» DIRECTIONS FOR THIS TASK
Quote all lines below exactly. Images stay out.

» DATA LINES
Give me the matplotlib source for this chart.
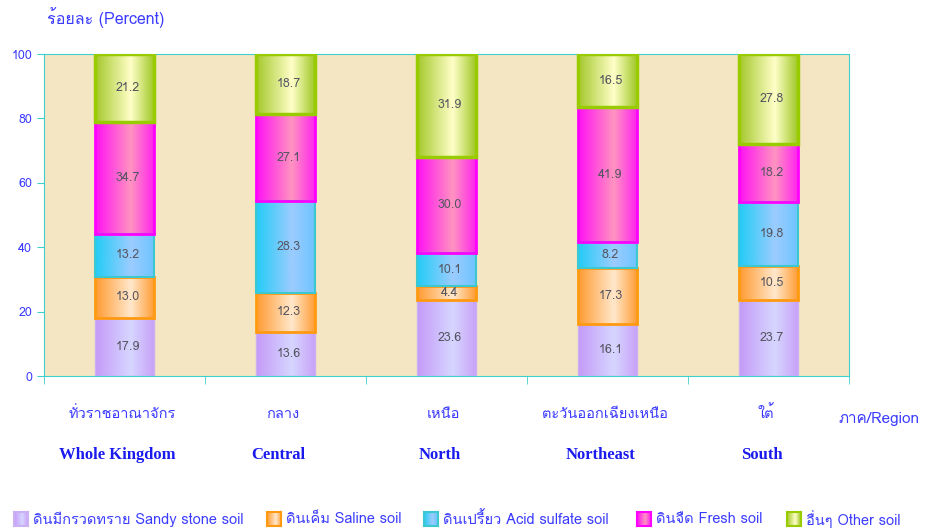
import numpy as np
import matplotlib
matplotlib.use("Agg")
import matplotlib.pyplot as plt
from matplotlib import font_manager
from matplotlib.ft2font import FT2Font
from matplotlib.colors import LinearSegmentedColormap

# --- data ---
regions_th = ["ทั่วราชอาณาจักร", "กลาง", "เหนือ", "ตะวันออกเฉียงเหนือ", "ใต้"]
regions_en = ["Whole Kingdom", "Central", "North", "Northeast", "South"]
soil_names = ["ดินมีกรวดทราย Sandy stone soil", "ดินเค็ม Saline soil",
              "ดินเปรี้ยว Acid sulfate soil", "ดินจืด Fresh soil", "อื่นๆ Other soil"]
sandy = [17.9, 13.6, 23.6, 16.1, 23.7]
saline = [13.0, 12.3, 4.4, 17.3, 10.5]
acid = [13.2, 28.3, 10.1, 8.2, 19.8]
fresh = [34.7, 27.1, 30.0, 41.9, 18.2]
other = [21.2, 18.7, 31.9, 16.5, 27.8]
series = [sandy, saline, acid, fresh, other]
yticks = [0, 20, 40, 60, 80, 100]

# gradient colours (left, centre, right) and outline per soil type
grad = [("#c49af8", "#d6d6ff", "#c8a0f8"),
        ("#ff9a30", "#ffe8cc", "#ff9a30"),
        ("#22ccf6", "#9cccff", "#6cc4ff"),
        ("#ff10f4", "#ff94c0", "#ff20f0"),
        ("#a4c82a", "#ffffc8", "#9cc620")]
outline = ["#cbb0f2", "#ff9a10", "#3cc8d0", "#ff00ff", "#99cc00"]
outline_w = [1.0, 2.0, 1.5, 2.0, 2.5]


def find_thai_font():
    for f in font_manager.fontManager.ttflist:
        try:
            if FT2Font(f.fname).get_char_index(0x0E01):
                return f.name
        except Exception:
            continue
    return None


def ramp_cmap(name, cols):
    return LinearSegmentedColormap.from_list(
        name, [(0.0, cols[0]), (0.6, cols[1]), (1.0, cols[2])], N=256)


thai = find_thai_font()
fam = [thai, "DejaVu Sans"] if thai else ["DejaVu Sans"]
plt.rcParams["font.family"] = fam

blue = "#3b3bff"
spine = "#3fcfcf"

fig = plt.figure(figsize=(9.32, 5.31), dpi=100)
ax = fig.add_axes([0.0472, 0.2919, 0.8637, 0.6064])
ax.set_facecolor("#f4e6c2")

x = np.arange(len(regions_en))
width = 0.37
ramp = np.linspace(0, 1, 256).reshape(1, -1)
bottom = np.zeros(len(x))
for i, vals in enumerate(series):
    bars = ax.bar(x, vals, width, bottom=bottom, facecolor="none",
                  edgecolor=outline[i], linewidth=outline_w[i], zorder=3)
    cmap = ramp_cmap("g%d" % i, grad[i])
    for b, v in zip(bars, vals):
        x0, y0 = b.get_x(), b.get_y()
        ax.imshow(ramp, cmap=cmap, extent=[x0, x0 + b.get_width(), y0, y0 + v],
                  aspect="auto", zorder=2, interpolation="bicubic")
        ax.text(x0 + b.get_width() * 0.55, y0 + v / 2, "%.1f" % v,
                ha="center", va="center", fontsize=9, color="#555560", zorder=4)
    bottom += np.array(vals)

ax.set_xlim(-0.5, len(x) - 0.5)
ax.set_ylim(0, 100)
ax.set_yticks(yticks)
ax.tick_params(axis="y", colors=spine, labelcolor=blue, labelsize=9, length=5)
ax.set_xticks(x)
ax.set_xticklabels([])
ax.tick_params(axis="x", which="major", length=0)
ax.set_xticks(np.arange(-0.5, len(x)), minor=True)
ax.tick_params(axis="x", which="minor", colors=spine, length=6)
for s in ax.spines.values():
    s.set_color(spine)

for xi, th, en in zip(x, regions_th, regions_en):
    ax.annotate(th, (xi, 0), xytext=(-2, -27), textcoords="offset points",
                ha="center", va="center", fontsize=10.5, color=blue,
                annotation_clip=False)
    ax.annotate(en, (xi, 0), xytext=(-5, -57), textcoords="offset points",
                ha="center", va="center", fontsize=12, color="#1a1aee",
                fontweight="bold", family="Liberation Serif",
                annotation_clip=False)

fig.text(0.90, 1 - 419 / 531, "ภาค/Region", ha="left", va="center",
         fontsize=11, color=blue)
fig.text(0.05, 1 - 18 / 531, "ร้อยละ (Percent)", ha="left", va="center",
         fontsize=11.5, color=blue)

# legend with small gradient squares
lx = [14, 267, 424, 637, 787]
ly = 1 - 519 / 531
for i, name in enumerate(soil_names):
    px = lx[i] / 932
    sq = fig.add_axes([px, ly - 7 / 531, 14 / 932, 14 / 531])
    sq.imshow(np.linspace(0, 1, 64).reshape(1, -1), cmap=ramp_cmap("l%d" % i, grad[i]),
              aspect="auto", interpolation="bicubic")
    sq.set_xticks([])
    sq.set_yticks([])
    for s in sq.spines.values():
        s.set_color(outline[i])
        s.set_linewidth(1.5)
    fig.text(px + 19 / 932, ly, name, ha="left", va="center",
             fontsize=10.5, color=blue)

fig.savefig("out.png", dpi=100)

» EXERCISE RESPONSE
Give me the matplotlib source for this chart.
import numpy as np
import matplotlib
matplotlib.use("Agg")
import matplotlib.pyplot as plt
from matplotlib import font_manager
from matplotlib.ft2font import FT2Font
from matplotlib.colors import LinearSegmentedColormap

# --- data ---
regions_th = ["ทั่วราชอาณาจักร", "กลาง", "เหนือ", "ตะวันออกเฉียงเหนือ", "ใต้"]
regions_en = ["Whole Kingdom", "Central", "North", "Northeast", "South"]
soil_names = ["ดินมีกรวดทราย Sandy stone soil", "ดินเค็ม Saline soil",
              "ดินเปรี้ยว Acid sulfate soil", "ดินจืด Fresh soil", "อื่นๆ Other soil"]
sandy = [17.9, 13.6, 23.6, 16.1, 23.7]
saline = [13.0, 12.3, 4.4, 17.3, 10.5]
acid = [13.2, 28.3, 10.1, 8.2, 19.8]
fresh = [34.7, 27.1, 30.0, 41.9, 18.2]
other = [21.2, 18.7, 31.9, 16.5, 27.8]
series = [sandy, saline, acid, fresh, other]
yticks = [0, 20, 40, 60, 80, 100]

# gradient colours (left, centre, right) and outline per soil type
grad = [("#c49af8", "#d6d6ff", "#c8a0f8"),
        ("#ff9a30", "#ffe8cc", "#ff9a30"),
        ("#22ccf6", "#9cccff", "#6cc4ff"),
        ("#ff10f4", "#ff94c0", "#ff20f0"),
        ("#a4c82a", "#ffffc8", "#9cc620")]
outline = ["#cbb0f2", "#ff9a10", "#3cc8d0", "#ff00ff", "#99cc00"]
outline_w = [1.0, 2.0, 1.5, 2.0, 2.5]


def find_thai_font():
    for f in font_manager.fontManager.ttflist:
        try:
            if FT2Font(f.fname).get_char_index(0x0E01):
                return f.name
        except Exception:
            continue
    return None


def ramp_cmap(name, cols):
    return LinearSegmentedColormap.from_list(
        name, [(0.0, cols[0]), (0.6, cols[1]), (1.0, cols[2])], N=256)


thai = find_thai_font()
fam = [thai, "DejaVu Sans"] if thai else ["DejaVu Sans"]
plt.rcParams["font.family"] = fam

blue = "#3b3bff"
spine = "#3fcfcf"

fig = plt.figure(figsize=(9.32, 5.31), dpi=100)
ax = fig.add_axes([0.0472, 0.2919, 0.8637, 0.6064])
ax.set_facecolor("#f4e6c2")

x = np.arange(len(regions_en))
width = 0.37
ramp = np.linspace(0, 1, 256).reshape(1, -1)
bottom = np.zeros(len(x))
for i, vals in enumerate(series):
    bars = ax.bar(x, vals, width, bottom=bottom, facecolor="none",
                  edgecolor=outline[i], linewidth=outline_w[i], zorder=3)
    cmap = ramp_cmap("g%d" % i, grad[i])
    for b, v in zip(bars, vals):
        x0, y0 = b.get_x(), b.get_y()
        ax.imshow(ramp, cmap=cmap, extent=[x0, x0 + b.get_width(), y0, y0 + v],
                  aspect="auto", zorder=2, interpolation="bicubic")
        ax.text(x0 + b.get_width() * 0.55, y0 + v / 2, "%.1f" % v,
                ha="center", va="center", fontsize=9, color="#555560", zorder=4)
    bottom += np.array(vals)

ax.set_xlim(-0.5, len(x) - 0.5)
ax.set_ylim(0, 100)
ax.set_yticks(yticks)
ax.tick_params(axis="y", colors=spine, labelcolor=blue, labelsize=9, length=5)
ax.set_xticks(x)
ax.set_xticklabels([])
ax.tick_params(axis="x", which="major", length=0)
ax.set_xticks(np.arange(-0.5, len(x)), minor=True)
ax.tick_params(axis="x", which="minor", colors=spine, length=6)
for s in ax.spines.values():
    s.set_color(spine)

for xi, th, en in zip(x, regions_th, regions_en):
    ax.annotate(th, (xi, 0), xytext=(-2, -27), textcoords="offset points",
                ha="center", va="center", fontsize=10.5, color=blue,
                annotation_clip=False)
    ax.annotate(en, (xi, 0), xytext=(-5, -57), textcoords="offset points",
                ha="center", va="center", fontsize=12, color="#1a1aee",
                fontweight="bold", family="Liberation Serif",
                annotation_clip=False)

fig.text(0.90, 1 - 419 / 531, "ภาค/Region", ha="left", va="center",
         fontsize=11, color=blue)
fig.text(0.05, 1 - 18 / 531, "ร้อยละ (Percent)", ha="left", va="center",
         fontsize=11.5, color=blue)

# legend with small gradient squares
lx = [14, 267, 424, 637, 787]
ly = 1 - 519 / 531
for i, name in enumerate(soil_names):
    px = lx[i] / 932
    sq = fig.add_axes([px, ly - 7 / 531, 14 / 932, 14 / 531])
    sq.imshow(np.linspace(0, 1, 64).reshape(1, -1), cmap=ramp_cmap("l%d" % i, grad[i]),
              aspect="auto", interpolation="bicubic")
    sq.set_xticks([])
    sq.set_yticks([])
    for s in sq.spines.values():
        s.set_color(outline[i])
        s.set_linewidth(1.5)
    fig.text(px + 19 / 932, ly, name, ha="left", va="center",
             fontsize=10.5, color=blue)

fig.savefig("out.png", dpi=100)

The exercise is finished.